» Short exercise: Transcribe all of the data exactly. Omit the pictures.

» Data extract:
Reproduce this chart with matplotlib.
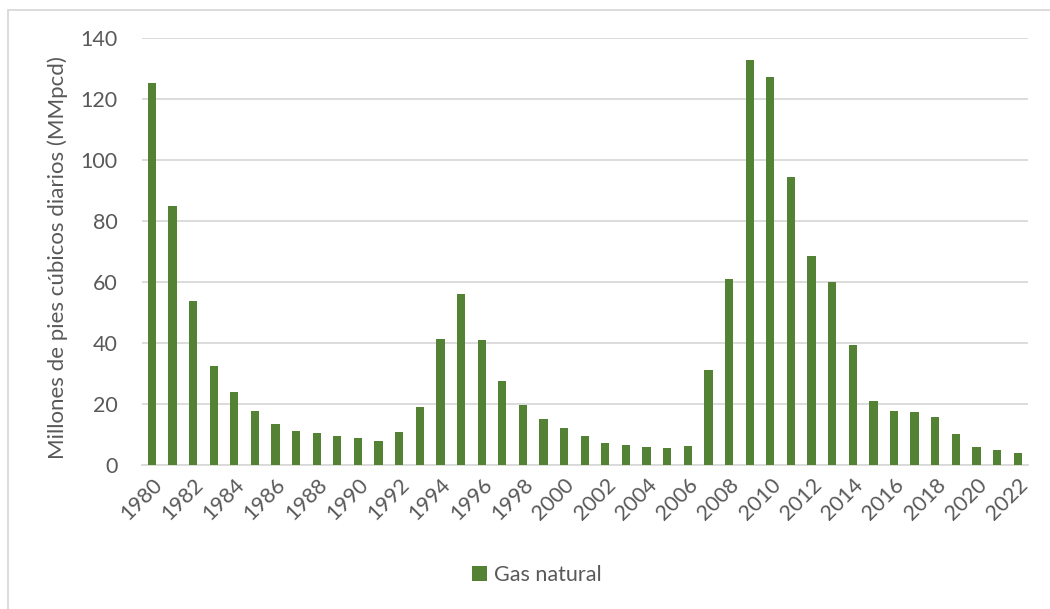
import matplotlib
matplotlib.use("Agg")
import matplotlib.pyplot as plt
from matplotlib.patches import Rectangle
import numpy as np

years = list(range(1980, 2023))
gas_natural = [
    125.1, 84.9, 53.7, 32.6, 23.8, 17.8, 13.4, 11.0, 10.5, 9.4,
    8.9, 7.8, 10.8, 18.9, 41.4, 56.0, 41.1, 27.4, 19.7, 15.2,
    12.2, 9.4, 7.2, 6.5, 5.9, 5.5, 6.1, 31.1, 60.9, 132.8,
    127.3, 94.4, 68.4, 59.9, 39.4, 21.1, 17.6, 17.5, 15.6, 10.1,
    5.9, 4.8, 3.8,
]
y_ticks = [0, 20, 40, 60, 80, 100, 120, 140]
y_label = "Millones de pies cúbicos diarios (MMpcd)"
series_name = "Gas natural"

plt.rcParams["font.family"] = ["Lato", "DejaVu Sans"]
text_color = "#595959"
bar_color = "#548235"
grid_color = "#d9d9d9"

W, H = 1050, 609
fig = plt.figure(figsize=(W / 100, H / 100), dpi=100)
ax = fig.add_axes([141.5 / W, 1 - 465 / H, (1028 - 141.5) / W, (465 - 38) / H])

x = np.arange(len(years))
ax.bar(x, gas_natural, width=0.4, color=bar_color, label=series_name, zorder=3)

ax.set_xlim(-0.5, len(years) - 0.5)
ax.set_ylim(0, 140)
ax.set_yticks(y_ticks)
ax.set_yticklabels([str(v) for v in y_ticks])
ax.set_xticks(x[::2])
ax.set_xticklabels([str(y) for y in years[::2]], rotation=45, ha="right",
                   rotation_mode="anchor")

ax.grid(axis="y", color=grid_color, linewidth=1.3, zorder=0)
for side in ("top", "right", "left"):
    ax.spines[side].set_visible(False)
ax.spines["bottom"].set_color(grid_color)
ax.spines["bottom"].set_linewidth(1.3)
ax.tick_params(axis="both", length=0, labelsize=15.5, colors=text_color)
ax.tick_params(axis="y", pad=17)
ax.tick_params(axis="x", pad=7)

ax.set_ylabel(y_label, fontsize=16, color=text_color, labelpad=9)
ax.yaxis.label.set_y(0.485)

leg = fig.legend(loc="center", bbox_to_anchor=(537 / W, 1 - 575 / H),
                 frameon=False, fontsize=15.5, handlelength=0.7,
                 handleheight=0.7, handletextpad=0.3)
for t in leg.get_texts():
    t.set_color(text_color)

# chart frame
fig.patches.append(Rectangle((8 / W, -0.1), 1.2, 1 - 9.5 / H + 0.1,
                             transform=fig.transFigure, fill=False,
                             edgecolor=grid_color, linewidth=1.3))

fig.savefig("out.png", dpi=100, facecolor="white")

» The result:
Reproduce this chart with matplotlib.
import matplotlib
matplotlib.use("Agg")
import matplotlib.pyplot as plt
from matplotlib.patches import Rectangle
import numpy as np

years = list(range(1980, 2023))
gas_natural = [
    125.1, 84.9, 53.7, 32.6, 23.8, 17.8, 13.4, 11.0, 10.5, 9.4,
    8.9, 7.8, 10.8, 18.9, 41.4, 56.0, 41.1, 27.4, 19.7, 15.2,
    12.2, 9.4, 7.2, 6.5, 5.9, 5.5, 6.1, 31.1, 60.9, 132.8,
    127.3, 94.4, 68.4, 59.9, 39.4, 21.1, 17.6, 17.5, 15.6, 10.1,
    5.9, 4.8, 3.8,
]
y_ticks = [0, 20, 40, 60, 80, 100, 120, 140]
y_label = "Millones de pies cúbicos diarios (MMpcd)"
series_name = "Gas natural"

plt.rcParams["font.family"] = ["Lato", "DejaVu Sans"]
text_color = "#595959"
bar_color = "#548235"
grid_color = "#d9d9d9"

W, H = 1050, 609
fig = plt.figure(figsize=(W / 100, H / 100), dpi=100)
ax = fig.add_axes([141.5 / W, 1 - 465 / H, (1028 - 141.5) / W, (465 - 38) / H])

x = np.arange(len(years))
ax.bar(x, gas_natural, width=0.4, color=bar_color, label=series_name, zorder=3)

ax.set_xlim(-0.5, len(years) - 0.5)
ax.set_ylim(0, 140)
ax.set_yticks(y_ticks)
ax.set_yticklabels([str(v) for v in y_ticks])
ax.set_xticks(x[::2])
ax.set_xticklabels([str(y) for y in years[::2]], rotation=45, ha="right",
                   rotation_mode="anchor")

ax.grid(axis="y", color=grid_color, linewidth=1.3, zorder=0)
for side in ("top", "right", "left"):
    ax.spines[side].set_visible(False)
ax.spines["bottom"].set_color(grid_color)
ax.spines["bottom"].set_linewidth(1.3)
ax.tick_params(axis="both", length=0, labelsize=15.5, colors=text_color)
ax.tick_params(axis="y", pad=17)
ax.tick_params(axis="x", pad=7)

ax.set_ylabel(y_label, fontsize=16, color=text_color, labelpad=9)
ax.yaxis.label.set_y(0.485)

leg = fig.legend(loc="center", bbox_to_anchor=(537 / W, 1 - 575 / H),
                 frameon=False, fontsize=15.5, handlelength=0.7,
                 handleheight=0.7, handletextpad=0.3)
for t in leg.get_texts():
    t.set_color(text_color)

# chart frame
fig.patches.append(Rectangle((8 / W, -0.1), 1.2, 1 - 9.5 / H + 0.1,
                             transform=fig.transFigure, fill=False,
                             edgecolor=grid_color, linewidth=1.3))

fig.savefig("out.png", dpi=100, facecolor="white")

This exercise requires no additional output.